I come into my own in Chinese restaurants, which is another reason my usual dining companions are often more eager to order delivery: they are unlikely to do more than taste communal dishes, since I manipulate my chopsticks deftly. A stab here, a swoop there, and they are left in the soy sauce. Tonight, then, it was to each his and her own. Feeling virtuous after a particularly gruelling step class, I went for the V2, V4 and T4 -- respectively, fried lettuce in garlic sauce, saucy eggplant (no comment on this fine vegetable's moral character) and deep-fried tofu with Chinese mushrooms. Usually, one of my stalwart sidekicks orders cruel and unusual punishment in the form of crispy rice, an invention which shares with popcorn its capacity to make one feel one has eaten nothing at all -- until, that is, one imbibes the tiniest sip of any liquid, whereupon whoosh! It inflates miraculously to approximately 57 times its original size.

This delicacy being unavailable, however, and being more modest than myself, she settled for fried string beans in garlic sauce (V10) and another T4. The Carnivore had saucy beef flavoured with garlic (pungent), steamed rice and zucchini with mushrooms in oyster sauce.
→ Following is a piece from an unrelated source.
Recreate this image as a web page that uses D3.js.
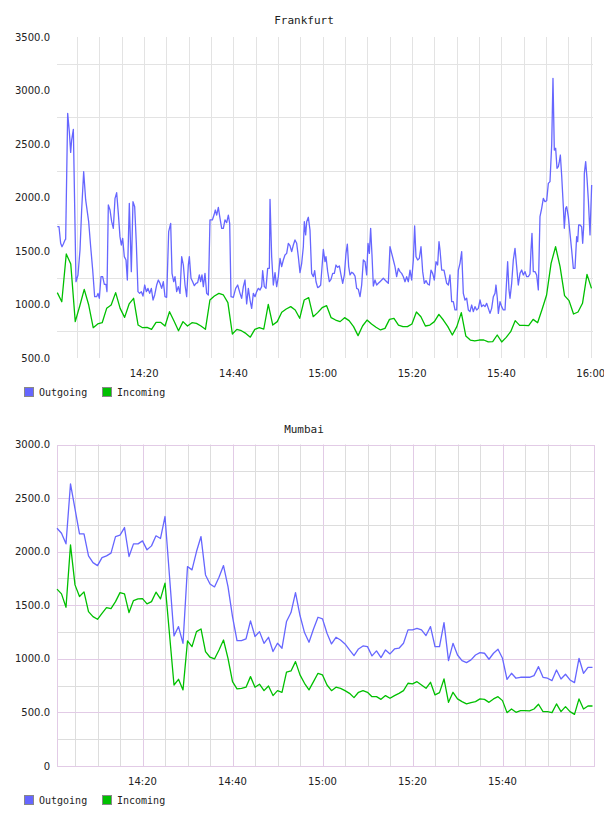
<!DOCTYPE html>
<html><head><meta charset="utf-8">
<script src="https://cdn.jsdelivr.net/npm/d3@7"></script>
<style>
html,body{margin:0;padding:0;background:#fff;}
svg{display:block;}
</style></head>
<body>
<svg id="c" width="604" height="816"></svg>
<script>
// ---------------- DATA ----------------
const seriesNames = ["Outgoing", "Incoming"];
const seriesColors = ["#6666ff", "#00c000"];

// Frankfurt outgoing: minutes after 14:00 and values
const fraOutT = [0.57,0.95,1.32,1.62,1.92,2.29,2.44,2.89,3.26,3.56,3.78,4.16,4.75,5.2,5.65,6.02,6.47,6.92,7.59,8.04,8.49,8.93,9.38,9.68,9.98,10.35,10.72,11.1,11.47,11.69,11.99,12.37,12.74,13.11,13.49,13.86,14.23,14.6,14.9,15.2,15.57,15.95,16.25,16.69,17.14,17.51,17.89,18.26,18.63,19.0,19.38,19.75,20.13,20.5,20.87,21.25,21.62,22.0,22.37,22.81,23.19,23.56,23.93,24.31,24.68,25.05,25.5,25.95,26.25,26.62,26.92,27.29,27.66,28.04,28.41,28.79,29.16,29.53,29.9,30.13,30.5,30.87,31.25,31.62,31.99,32.37,32.66,32.96,33.26,33.63,34.01,34.38,34.75,35.28,35.65,35.95,36.25,36.62,37.0,37.37,37.74,38.11,38.49,38.86,39.16,39.46,39.98,40.5,40.95,41.47,
41.84,42.22,42.59,42.96,43.34,43.71,44.08,44.46,44.83,45.2,45.57,45.95,46.32,46.54,46.92,47.29,47.66,48.04,48.19,48.56,48.93,49.31,49.68,50.05,50.43,50.8,51.17,51.54,51.92,52.29,52.66,53.04,53.41,53.78,54.16,54.53,54.9,55.28,55.65,55.87,56.17,56.4,56.77,57.14,57.51,57.89,58.19,58.49,58.86,59.23,59.53,60.13,60.5,60.72,61.1,61.47,61.84,62.22,62.59,62.96,63.34,63.71,64.08,64.46,64.83,65.2,65.5,65.8,66.1,66.47,66.84,67.22,67.59,67.96,68.34,68.71,69.08,69.46,69.83,70.13,70.43,70.72,71.02,71.32,71.69,72.07,72.44,72.81,73.19,73.56,73.93,74.31,74.68,75.05,75.43,75.8,76.17,76.54,76.92,77.29,77.66,78.04,78.41,78.78,79.16,79.53,79.9,80.28,80.57,80.87,81.25,81.62,81.99,82.37,82.74,83.11,83.49,83.86,84.23,84.6,84.98,85.35,85.72,86.02,86.25,
86.62,87.14,87.74,88.11,88.48,88.86,89.23,89.6,89.98,90.35,90.72,91.1,91.47,91.84,92.22,92.59,92.96,93.33,93.71,94.08,94.45,94.83,95.2,95.57,95.95,96.32,96.69,97.07,97.44,97.81,98.19,98.56,98.78,99.08,99.31,99.68,100.05,100.42,100.8,101.17,101.39,101.69,101.92,102.29,102.66,103.04,103.41,103.78,104.16,104.53,104.9,105.28,105.65,106.02,106.39,106.62,106.84,107.14,107.51,107.89,108.26,108.63,109.01,109.38,109.75,110.13,110.5,110.87,111.25,111.54,111.84,112.14,112.44,112.74,112.96,113.19,113.48,113.86,114.08,114.38,114.6,114.98,115.35,115.72,116.1,116.47,116.84,117.07,117.29,117.59,117.96,118.19,118.41,118.56,118.86,119.16,119.46,119.83,120.2];
const fraOut = [1727,1727,1572,1540,1565,1603,1609,2787,2615,2422,2537,2637,1213,1276,1509,1883,2241,1977,1774,1540,1322,1073,1073,1104,1058,1260,1260,1188,1188,1120,1930,1883,1774,1712,1992,2045,1852,1634,1556,1618,1447,1416,1229,1946,1307,1961,1914,1572,1120,1104,1120,1079,1182,1120,1151,1104,1151,1042,1089,1182,1229,1198,1151,1213,1073,1067,1681,1759,1291,1213,1260,1120,1167,1104,1447,1369,1182,1073,1369,1447,1245,1213,1176,1198,1204,1276,1213,1276,1167,1291,1104,1089,1790,1790,1836,1883,1836,1908,1805,1712,1712,1790,1765,1836,1759,1073,1067,1151,1182,1104,
1058,1167,1229,1005,1151,1042,964,1104,1073,1120,1151,1136,1167,1316,1167,1151,1338,1338,1983,1447,1182,1298,1167,1260,1431,1354,1416,1463,1478,1572,1550,1494,1556,1603,1572,1447,1298,1385,1540,1774,1650,1774,1815,1696,1291,1260,1316,1213,1157,1167,1182,1516,1400,1447,1307,1213,1235,1291,1291,1369,1347,1360,1276,1198,1276,1478,1565,1354,1276,1301,1291,1266,1151,1142,1073,1182,1416,1400,1276,1572,1478,1712,1463,1173,1229,1182,1198,1213,1229,1245,1229,1213,1198,1540,1478,1416,1354,1260,1338,1307,1291,1260,1213,1260,1213,1322,1229,1416,1734,1447,1416,1431,1540,1307,1198,1223,1192,1182,1322,1291,1229,1400,1369,1587,1509,
1322,1322,1198,1182,1276,1026,1026,949,949,1322,1385,1494,1104,1042,1058,949,933,995,933,980,949,964,1042,980,995,980,1011,964,917,964,1073,1104,1182,1058,917,1026,980,949,949,1229,1400,1136,1058,1198,1416,1525,1354,1182,1291,1322,1276,1307,1260,1260,1285,1509,1665,1307,1307,1276,1136,1821,1899,1992,1961,1970,2132,2148,2491,3114,2444,2460,2273,2288,2335,2397,2210,1914,1712,1899,1914,1821,1665,1509,1338,1338,1634,1587,1743,1743,1727,1572,1727,2226,2335,2179,1977,1650,2117];

// Frankfurt incoming: one sample per ~minute from 14:00:34
const fraIn = [1111,1026,1472,1378,840,986,1142,995,783,818,830,964,995,1111,964,880,1005,1058,808,783,787,768,833,833,799,933,846,755,840,799,830,824,799,768,1042,1079,1104,1089,1017,724,768,
755,730,695,768,783,771,1002,808,840,927,958,980,949,871,1042,1064,886,924,970,989,877,855,840,877,849,793,709,799,855,818,787,762,777,861,871,808,793,793,818,930,886,799,808,840,908,
855,793,715,793,924,706,668,659,668,668,650,653,715,650,693,746,849,805,805,802,861,830,955,1089,1385,1540,1354,1083,1036,911,930,1011,1282,1151];

// Mumbai: one sample per minute from 14:01
const mumOut = [2219,2172,2073,2633,2400,2166,2166,1961,1898,1870,1945,1961,1986,2141,2154,2225,1955,2073,2073,2101,2017,2054,2148,2123,2328,1770,1214,1301,1145,1861,1830,2001,2141,1783,1699,1671,1762,1870,1674,1394,1170,1170,1186,1354,1208,1254,1145,1201,1068,1145,1099,1348,1432,1618,1404,1245,1155,1279,1388,1373,1239,1139,1201,1176,1139,1083,1030,1092,1120,1114,1027,1074,1012,1083,1046,1092,1099,1145,1270,1270,1285,1270,1217,1301,1114,1114,1338,983,1145,1036,983,965,990,1036,1058,1052,996,1052,1089,1005,809,865,819,828,828,828,843,927,828,819,797,896,812,856,803,778,1005,865,921,921];
const mumIn = [1650,1606,1481,2063,1690,1581,1625,1441,1394,1369,1425,1478,1469,1534,1618,1606,1432,1544,1559,1562,1513,1534,1622,1559,1706,1230,756,809,710,1167,1114,1254,1279,1068,1015,999,1083,1176,1005,787,719,725,735,834,735,763,703,747,657,703,688,875,887,974,850,772,710,787,865,850,756,703,735,725,703,678,638,688,703,688,647,647,622,657,632,657,678,703,772,766,787,756,725,781,663,685,812,594,688,626,601,579,591,601,626,622,594,626,647,610,498,532,501,517,517,514,532,576,507,507,498,579,507,554,507,482,626,532,560,560];

const fraXLabels = ["14:20","14:40","15:00","15:20","15:40","16:00"];
const mumXLabels = ["14:20","14:40","15:00","15:20","15:40"];
const fraYTicks = [500,1000,1500,2000,2500,3000,3500];
const mumYTicks = [0,500,1000,1500,2000,2500,3000];

// ---------------- DRAW ----------------
const svg = d3.select("#c");
const T = (h, m, s) => new Date(2000, 0, 1, h, m, s || 0);
const parseHM = s => { const [h, m] = s.split(":").map(Number); return T(h, m); };
const fmtY = v => v === 0 ? "0" : v.toFixed(1);

function drawChart(o) {
  const g = svg.append("g");
  const x = d3.scaleTime().domain(o.xDomain).range([o.left, o.right]);
  const y = d3.scaleLinear().domain(o.yDomain).range([o.bottom, o.top]);

  // vertical grid every 5 minutes
  const vt = d3.timeMinute.every(5).range(o.gridStart, o.gridEnd);
  const majorSet = new Set(o.xLabels.map(s => +parseHM(s)));
  g.append("g").selectAll("line").data(vt).join("line")
    .attr("x1", d => Math.round(x(d)) + 0.5).attr("x2", d => Math.round(x(d)) + 0.5)
    .attr("y1", o.top).attr("y2", o.bottom)
    .attr("stroke", d => (o.majorColor && majorSet.has(+d)) ? o.majorColor : o.minorColor)
    .attr("stroke-width", 1);
  // horizontal grid
  g.append("g").selectAll("line").data(o.hMinor).join("line")
    .attr("x1", o.left).attr("x2", o.right)
    .attr("y1", d => Math.round(y(d)) + 0.5).attr("y2", d => Math.round(y(d)) + 0.5)
    .attr("stroke", o.minorColor);
  if (o.majorColor) {
    g.append("g").selectAll("line").data(o.yTicks).join("line")
      .attr("x1", o.left).attr("x2", o.right)
      .attr("y1", d => Math.round(y(d)) + 0.5).attr("y2", d => Math.round(y(d)) + 0.5)
      .attr("stroke", o.majorColor);
    g.append("rect").attr("x", o.left + 0.5).attr("y", Math.round(o.top) + 0.5)
      .attr("width", o.right - o.left).attr("height", Math.round(o.bottom) - Math.round(o.top))
      .attr("fill", "none").attr("stroke", o.majorColor);
  }

  // lines
  const line = d3.line().x(d => x(d[0])).y(d => y(d[1]));
  o.series.forEach((s, k) => {
    g.append("path").datum(s).attr("d", line).attr("fill", "none")
      .attr("stroke", seriesColors[k]).attr("stroke-width", 1.3)
      .attr("stroke-linejoin", "round");
  });

  // y labels
  g.append("g").selectAll("text").data(o.yTicks).join("text")
    .attr("x", 50).attr("y", d => y(d)).attr("dy", "0.35em")
    .attr("text-anchor", "end").attr("font-family", "DejaVu Sans").attr("font-size", 10)
    .attr("fill", "#222").text(fmtY);
  // x labels
  g.append("g").selectAll("text").data(o.xLabels).join("text")
    .attr("x", d => x(parseHM(d))).attr("y", o.bottom + 19)
    .attr("text-anchor", "middle").attr("font-family", "DejaVu Sans").attr("font-size", 10)
    .attr("fill", "#222").text(d => d);
  // title
  g.append("text").attr("x", 304).attr("y", o.titleY)
    .attr("text-anchor", "middle").attr("font-family", "DejaVu Sans Mono").attr("font-size", 11)
    .attr("fill", "#222").text(o.title);
  // legend
  const lg = g.append("g").attr("transform", `translate(0,${o.bottom + 29})`);
  const lx = [24, 102];
  seriesNames.forEach((n, k) => {
    lg.append("rect").attr("x", lx[k] + 0.5).attr("y", 0.5).attr("width", 9).attr("height", 9)
      .attr("fill", seriesColors[k]).attr("stroke", "#888");
    lg.append("text").attr("x", lx[k] + 15).attr("y", 8.5)
      .attr("font-family", "DejaVu Sans Mono").attr("font-size", 10).attr("fill", "#222").text(n);
  });
}

const fraBase = T(14, 0);
const fraOutPts = fraOutT.map((m, i) => [new Date(+fraBase + m * 60000), fraOut[i]]);
const fraInStart = T(14, 0, 34);
const fraInPts = fraIn.map((v, i) => [new Date(+fraInStart + i * 60300), v]);
drawChart({
  title: "Frankfurt", titleY: 24,
  xDomain: [T(14, 0, 30), T(16, 0, 30)], left: 57, right: 593,
  yDomain: [500, 3500], top: 37, bottom: 358,
  gridStart: T(14, 5), gridEnd: T(16, 0, 1),
  hMinor: [750, 1250, 1750, 2250, 2750, 3250],
  yTicks: fraYTicks, xLabels: fraXLabels,
  minorColor: "#e3e3e3", majorColor: null,
  series: [fraOutPts, fraInPts]
});

const mumStart = T(14, 1);
const mumOutPts = mumOut.map((v, i) => [new Date(+mumStart + i * 60000), v]);
const mumInPts = mumIn.map((v, i) => [new Date(+mumStart + i * 60000), v]);
drawChart({
  title: "Mumbai", titleY: 433,
  xDomain: [T(14, 1), T(16, 0, 20)], left: 57, right: 594,
  yDomain: [0, 3000], top: 444.5, bottom: 766,
  gridStart: T(14, 5), gridEnd: T(15, 55, 1),
  hMinor: [250, 750, 1250, 1750, 2250, 2750],
  yTicks: mumYTicks, xLabels: mumXLabels,
  minorColor: "#dddddd", majorColor: "#e2cbe6",
  series: [mumOutPts, mumInPts]
});
</script>
</body></html>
Apart from the décor, one of the best things about Lan Yuan, I find, is its reliability, and the food's capacity to impart a general feeling of glowing enthusiasm. The saucy eggplant is invariably covered in a sticky, satisfying glaze; the tofu is always -- well, as good as tofu can be; the fried lettuce always swims in a slick and tasty broth; and the Chinese mushrooms, however few they happen to be in number, always have that resilient quality that decisively weeds out the good from the canned. Perhaps the very best thing about it, though, is the dessert -- and the fact that, having eaten Chinese food, one can lie to oneself and pretend that the bursting feeling is temporary, and that dessert is therefore indeed in order. There is only one, as far as I am concerned: the deep-fried bananas served with a scoop of vanilla ice-cream. The eating of this dish requires consummate skill, since you must combine just enough crisp and melting banana fritter with just enough ice-cream to neither burn nor freeze the palate. Whether or not these were politically incorrect Chiquita specimens was not divulged. We may have groaned all the way home -- but it was well worth the waddle.

Copious amounts for three, with liberal lashings of tea, came to about LE160.